◆ **Supplied material**
◆ ◆ ◆ ◆
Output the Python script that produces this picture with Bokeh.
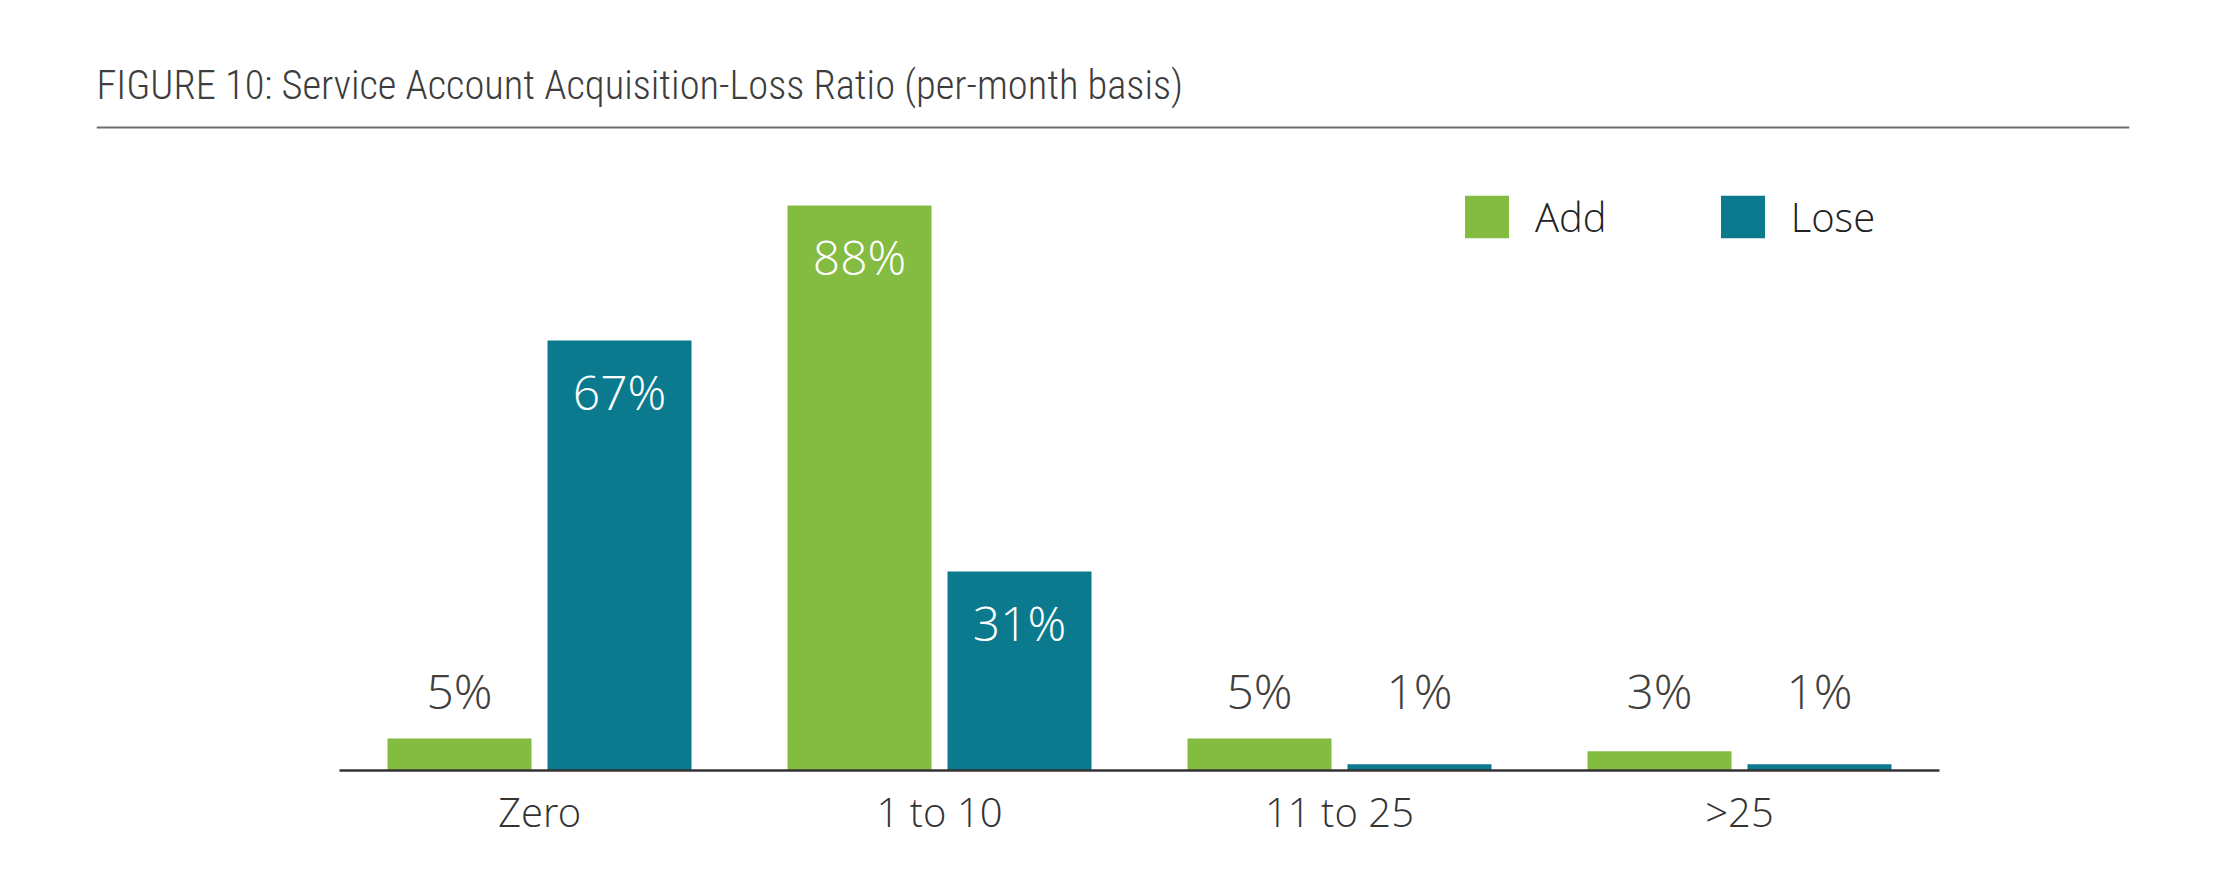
◆ ◆ ◆ ◆
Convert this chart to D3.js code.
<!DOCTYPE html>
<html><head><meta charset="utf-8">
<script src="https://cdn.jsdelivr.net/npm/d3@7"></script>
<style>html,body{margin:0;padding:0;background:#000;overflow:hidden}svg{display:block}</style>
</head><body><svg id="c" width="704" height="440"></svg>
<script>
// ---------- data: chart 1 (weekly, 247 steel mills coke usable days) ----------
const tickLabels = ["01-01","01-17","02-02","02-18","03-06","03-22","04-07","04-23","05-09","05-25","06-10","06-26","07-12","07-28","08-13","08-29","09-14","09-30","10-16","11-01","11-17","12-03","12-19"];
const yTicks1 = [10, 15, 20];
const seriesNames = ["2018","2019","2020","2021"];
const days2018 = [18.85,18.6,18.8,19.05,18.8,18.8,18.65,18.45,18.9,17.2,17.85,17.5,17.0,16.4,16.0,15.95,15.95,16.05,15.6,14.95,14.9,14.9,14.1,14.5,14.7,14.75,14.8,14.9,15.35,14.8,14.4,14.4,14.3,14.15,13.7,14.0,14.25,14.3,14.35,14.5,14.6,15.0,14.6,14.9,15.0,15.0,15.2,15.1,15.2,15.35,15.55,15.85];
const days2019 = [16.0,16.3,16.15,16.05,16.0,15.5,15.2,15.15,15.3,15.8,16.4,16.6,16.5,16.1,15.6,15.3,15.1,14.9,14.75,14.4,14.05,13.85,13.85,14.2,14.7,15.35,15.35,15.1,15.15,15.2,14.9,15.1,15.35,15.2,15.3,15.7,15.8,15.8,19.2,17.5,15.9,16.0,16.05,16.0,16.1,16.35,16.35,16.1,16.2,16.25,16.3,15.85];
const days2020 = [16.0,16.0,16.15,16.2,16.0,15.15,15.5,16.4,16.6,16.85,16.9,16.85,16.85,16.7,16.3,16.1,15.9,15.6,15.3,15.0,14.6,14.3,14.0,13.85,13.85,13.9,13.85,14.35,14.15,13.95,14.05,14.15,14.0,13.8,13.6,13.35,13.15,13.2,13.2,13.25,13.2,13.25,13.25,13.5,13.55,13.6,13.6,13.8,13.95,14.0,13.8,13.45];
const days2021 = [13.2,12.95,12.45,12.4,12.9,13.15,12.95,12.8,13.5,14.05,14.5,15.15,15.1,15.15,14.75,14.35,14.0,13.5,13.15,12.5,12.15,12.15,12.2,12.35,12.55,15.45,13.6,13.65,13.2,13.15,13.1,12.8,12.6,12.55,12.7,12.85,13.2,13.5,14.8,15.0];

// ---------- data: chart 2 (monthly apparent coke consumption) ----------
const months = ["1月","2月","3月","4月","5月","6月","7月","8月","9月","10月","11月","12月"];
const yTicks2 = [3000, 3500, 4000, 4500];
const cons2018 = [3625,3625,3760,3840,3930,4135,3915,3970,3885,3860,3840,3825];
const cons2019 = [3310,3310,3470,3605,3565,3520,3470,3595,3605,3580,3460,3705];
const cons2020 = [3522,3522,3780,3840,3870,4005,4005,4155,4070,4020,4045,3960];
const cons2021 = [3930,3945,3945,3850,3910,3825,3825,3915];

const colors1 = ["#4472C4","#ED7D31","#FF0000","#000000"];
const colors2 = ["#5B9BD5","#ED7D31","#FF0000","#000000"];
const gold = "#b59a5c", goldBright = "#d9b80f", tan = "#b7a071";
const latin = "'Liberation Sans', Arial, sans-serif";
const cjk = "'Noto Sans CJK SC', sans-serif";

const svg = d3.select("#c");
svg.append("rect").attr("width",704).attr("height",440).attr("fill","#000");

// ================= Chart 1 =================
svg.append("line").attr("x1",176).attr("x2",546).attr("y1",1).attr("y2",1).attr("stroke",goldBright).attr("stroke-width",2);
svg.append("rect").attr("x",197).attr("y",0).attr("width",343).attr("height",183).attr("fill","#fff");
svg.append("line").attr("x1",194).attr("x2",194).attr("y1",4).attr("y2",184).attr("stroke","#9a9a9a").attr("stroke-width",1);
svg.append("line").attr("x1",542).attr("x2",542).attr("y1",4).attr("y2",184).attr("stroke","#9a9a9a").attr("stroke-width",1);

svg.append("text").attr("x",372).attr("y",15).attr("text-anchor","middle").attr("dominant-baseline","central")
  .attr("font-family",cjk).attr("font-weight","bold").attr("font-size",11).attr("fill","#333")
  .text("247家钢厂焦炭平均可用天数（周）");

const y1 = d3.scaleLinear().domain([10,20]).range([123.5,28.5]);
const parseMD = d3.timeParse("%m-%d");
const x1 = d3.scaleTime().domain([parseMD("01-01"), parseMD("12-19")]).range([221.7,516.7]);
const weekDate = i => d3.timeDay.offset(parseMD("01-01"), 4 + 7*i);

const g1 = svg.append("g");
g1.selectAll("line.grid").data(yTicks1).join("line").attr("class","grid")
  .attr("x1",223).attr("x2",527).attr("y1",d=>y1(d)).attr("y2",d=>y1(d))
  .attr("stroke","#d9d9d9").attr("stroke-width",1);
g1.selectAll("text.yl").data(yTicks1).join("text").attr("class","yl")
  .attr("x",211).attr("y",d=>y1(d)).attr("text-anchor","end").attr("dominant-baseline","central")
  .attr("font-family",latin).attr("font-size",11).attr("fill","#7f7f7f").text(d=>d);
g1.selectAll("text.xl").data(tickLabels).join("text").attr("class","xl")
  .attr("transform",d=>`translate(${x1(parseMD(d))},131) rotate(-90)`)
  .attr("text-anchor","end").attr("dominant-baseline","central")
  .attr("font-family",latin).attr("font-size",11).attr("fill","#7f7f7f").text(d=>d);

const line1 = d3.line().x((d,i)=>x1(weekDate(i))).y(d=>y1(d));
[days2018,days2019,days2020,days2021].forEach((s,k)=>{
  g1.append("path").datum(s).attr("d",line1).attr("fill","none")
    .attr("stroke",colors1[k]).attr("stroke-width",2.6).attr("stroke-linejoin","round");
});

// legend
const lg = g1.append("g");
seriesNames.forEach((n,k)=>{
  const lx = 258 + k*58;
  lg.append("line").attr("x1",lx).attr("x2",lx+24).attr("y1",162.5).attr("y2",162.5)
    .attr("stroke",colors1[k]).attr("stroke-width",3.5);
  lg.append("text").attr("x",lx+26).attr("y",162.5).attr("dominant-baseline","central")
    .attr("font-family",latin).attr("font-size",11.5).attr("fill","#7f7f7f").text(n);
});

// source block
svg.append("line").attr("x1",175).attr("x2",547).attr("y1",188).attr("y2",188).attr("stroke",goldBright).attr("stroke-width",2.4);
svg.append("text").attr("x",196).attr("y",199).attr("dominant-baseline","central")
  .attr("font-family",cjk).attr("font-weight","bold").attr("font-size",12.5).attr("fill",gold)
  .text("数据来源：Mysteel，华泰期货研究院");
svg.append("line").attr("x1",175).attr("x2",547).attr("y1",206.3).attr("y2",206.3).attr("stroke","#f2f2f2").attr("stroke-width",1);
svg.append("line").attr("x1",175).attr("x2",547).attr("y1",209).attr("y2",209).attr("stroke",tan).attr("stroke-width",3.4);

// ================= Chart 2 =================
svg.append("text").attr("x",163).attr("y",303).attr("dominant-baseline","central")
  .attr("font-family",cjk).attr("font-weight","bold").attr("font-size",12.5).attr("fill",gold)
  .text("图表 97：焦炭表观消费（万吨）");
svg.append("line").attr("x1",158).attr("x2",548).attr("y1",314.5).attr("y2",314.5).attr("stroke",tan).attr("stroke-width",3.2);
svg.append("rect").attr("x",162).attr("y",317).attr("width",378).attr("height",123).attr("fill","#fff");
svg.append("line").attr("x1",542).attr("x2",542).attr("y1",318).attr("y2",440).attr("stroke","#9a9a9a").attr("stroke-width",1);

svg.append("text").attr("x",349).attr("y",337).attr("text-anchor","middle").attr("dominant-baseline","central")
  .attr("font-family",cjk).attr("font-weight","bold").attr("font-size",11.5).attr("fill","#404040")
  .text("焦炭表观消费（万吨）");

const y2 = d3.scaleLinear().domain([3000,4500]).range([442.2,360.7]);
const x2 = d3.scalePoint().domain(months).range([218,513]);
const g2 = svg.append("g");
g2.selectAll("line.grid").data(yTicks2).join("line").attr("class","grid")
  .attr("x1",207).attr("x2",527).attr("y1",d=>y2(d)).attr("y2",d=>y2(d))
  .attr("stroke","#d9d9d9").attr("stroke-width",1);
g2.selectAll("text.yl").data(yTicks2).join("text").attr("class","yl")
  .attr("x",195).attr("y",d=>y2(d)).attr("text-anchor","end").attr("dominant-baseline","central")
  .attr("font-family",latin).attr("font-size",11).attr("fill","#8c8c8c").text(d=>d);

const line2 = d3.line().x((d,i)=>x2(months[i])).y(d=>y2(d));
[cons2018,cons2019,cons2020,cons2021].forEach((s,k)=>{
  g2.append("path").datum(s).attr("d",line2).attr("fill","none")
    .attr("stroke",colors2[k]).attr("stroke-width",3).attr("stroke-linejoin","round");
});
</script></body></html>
◆ ◆ ◆ ◆
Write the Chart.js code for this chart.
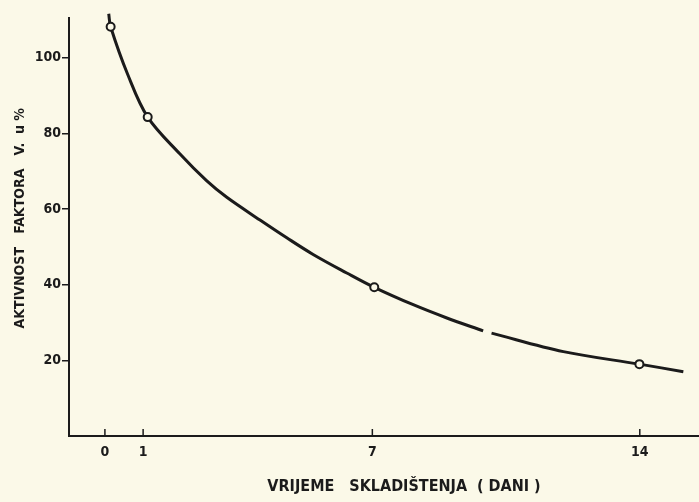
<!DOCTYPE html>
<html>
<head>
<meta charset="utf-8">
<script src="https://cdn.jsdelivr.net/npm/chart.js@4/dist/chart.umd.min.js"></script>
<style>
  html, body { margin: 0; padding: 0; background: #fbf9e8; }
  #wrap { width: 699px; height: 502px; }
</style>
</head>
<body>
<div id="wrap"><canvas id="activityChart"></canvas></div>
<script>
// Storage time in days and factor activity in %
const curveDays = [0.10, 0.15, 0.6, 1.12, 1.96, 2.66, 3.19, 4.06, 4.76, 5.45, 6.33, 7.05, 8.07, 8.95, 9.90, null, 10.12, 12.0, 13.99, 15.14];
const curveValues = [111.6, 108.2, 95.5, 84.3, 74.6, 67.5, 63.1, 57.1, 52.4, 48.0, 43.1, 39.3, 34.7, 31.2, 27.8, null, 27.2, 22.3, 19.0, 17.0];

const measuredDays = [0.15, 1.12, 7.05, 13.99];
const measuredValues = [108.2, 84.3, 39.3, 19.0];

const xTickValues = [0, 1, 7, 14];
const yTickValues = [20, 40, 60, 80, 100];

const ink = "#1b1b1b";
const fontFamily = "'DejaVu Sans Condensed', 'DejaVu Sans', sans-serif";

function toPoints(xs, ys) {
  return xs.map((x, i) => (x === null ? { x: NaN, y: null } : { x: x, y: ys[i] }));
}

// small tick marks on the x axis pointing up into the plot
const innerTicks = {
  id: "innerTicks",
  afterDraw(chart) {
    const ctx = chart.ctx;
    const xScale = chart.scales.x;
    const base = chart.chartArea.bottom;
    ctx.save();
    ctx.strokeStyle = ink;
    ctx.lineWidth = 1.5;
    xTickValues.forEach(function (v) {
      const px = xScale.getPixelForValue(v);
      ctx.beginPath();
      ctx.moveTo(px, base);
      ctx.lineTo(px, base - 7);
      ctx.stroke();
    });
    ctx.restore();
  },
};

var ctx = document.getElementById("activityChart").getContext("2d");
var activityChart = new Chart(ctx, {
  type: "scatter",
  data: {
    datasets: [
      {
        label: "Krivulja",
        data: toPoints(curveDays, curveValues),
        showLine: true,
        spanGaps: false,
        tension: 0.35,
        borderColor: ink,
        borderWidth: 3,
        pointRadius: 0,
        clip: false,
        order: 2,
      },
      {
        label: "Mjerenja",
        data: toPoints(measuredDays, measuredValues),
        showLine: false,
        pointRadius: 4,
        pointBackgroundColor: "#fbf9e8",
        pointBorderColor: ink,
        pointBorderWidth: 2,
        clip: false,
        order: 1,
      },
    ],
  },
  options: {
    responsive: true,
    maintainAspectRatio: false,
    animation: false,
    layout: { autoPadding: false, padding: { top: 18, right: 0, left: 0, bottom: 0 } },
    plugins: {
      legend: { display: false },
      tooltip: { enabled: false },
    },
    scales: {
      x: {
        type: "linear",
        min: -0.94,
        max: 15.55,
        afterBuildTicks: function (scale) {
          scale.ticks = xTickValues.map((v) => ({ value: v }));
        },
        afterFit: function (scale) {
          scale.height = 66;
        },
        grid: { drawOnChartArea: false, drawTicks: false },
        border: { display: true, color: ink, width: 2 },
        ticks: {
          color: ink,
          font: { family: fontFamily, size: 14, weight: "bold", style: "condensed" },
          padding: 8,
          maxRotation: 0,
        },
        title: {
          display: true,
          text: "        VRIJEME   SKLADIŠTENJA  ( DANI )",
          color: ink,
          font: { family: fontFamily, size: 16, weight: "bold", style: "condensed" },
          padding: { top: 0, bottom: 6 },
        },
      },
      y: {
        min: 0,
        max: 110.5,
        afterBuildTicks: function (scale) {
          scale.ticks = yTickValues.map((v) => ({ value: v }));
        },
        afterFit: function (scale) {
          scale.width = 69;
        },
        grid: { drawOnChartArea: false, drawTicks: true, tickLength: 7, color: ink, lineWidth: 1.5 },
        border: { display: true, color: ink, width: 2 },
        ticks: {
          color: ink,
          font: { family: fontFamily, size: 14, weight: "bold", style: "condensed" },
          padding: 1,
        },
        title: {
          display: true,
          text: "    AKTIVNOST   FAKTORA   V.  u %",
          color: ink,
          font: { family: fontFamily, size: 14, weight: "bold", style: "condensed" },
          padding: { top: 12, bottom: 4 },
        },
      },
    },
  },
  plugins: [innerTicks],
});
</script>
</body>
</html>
◆ ◆ ◆ ◆
◆ **Required work**
Look through the data above. Each line containing the word "this" needs to be copied.

◆ **Task response**
Output the Python script that produces this picture with Bokeh.
Convert this chart to D3.js code.
Write the Chart.js code for this chart.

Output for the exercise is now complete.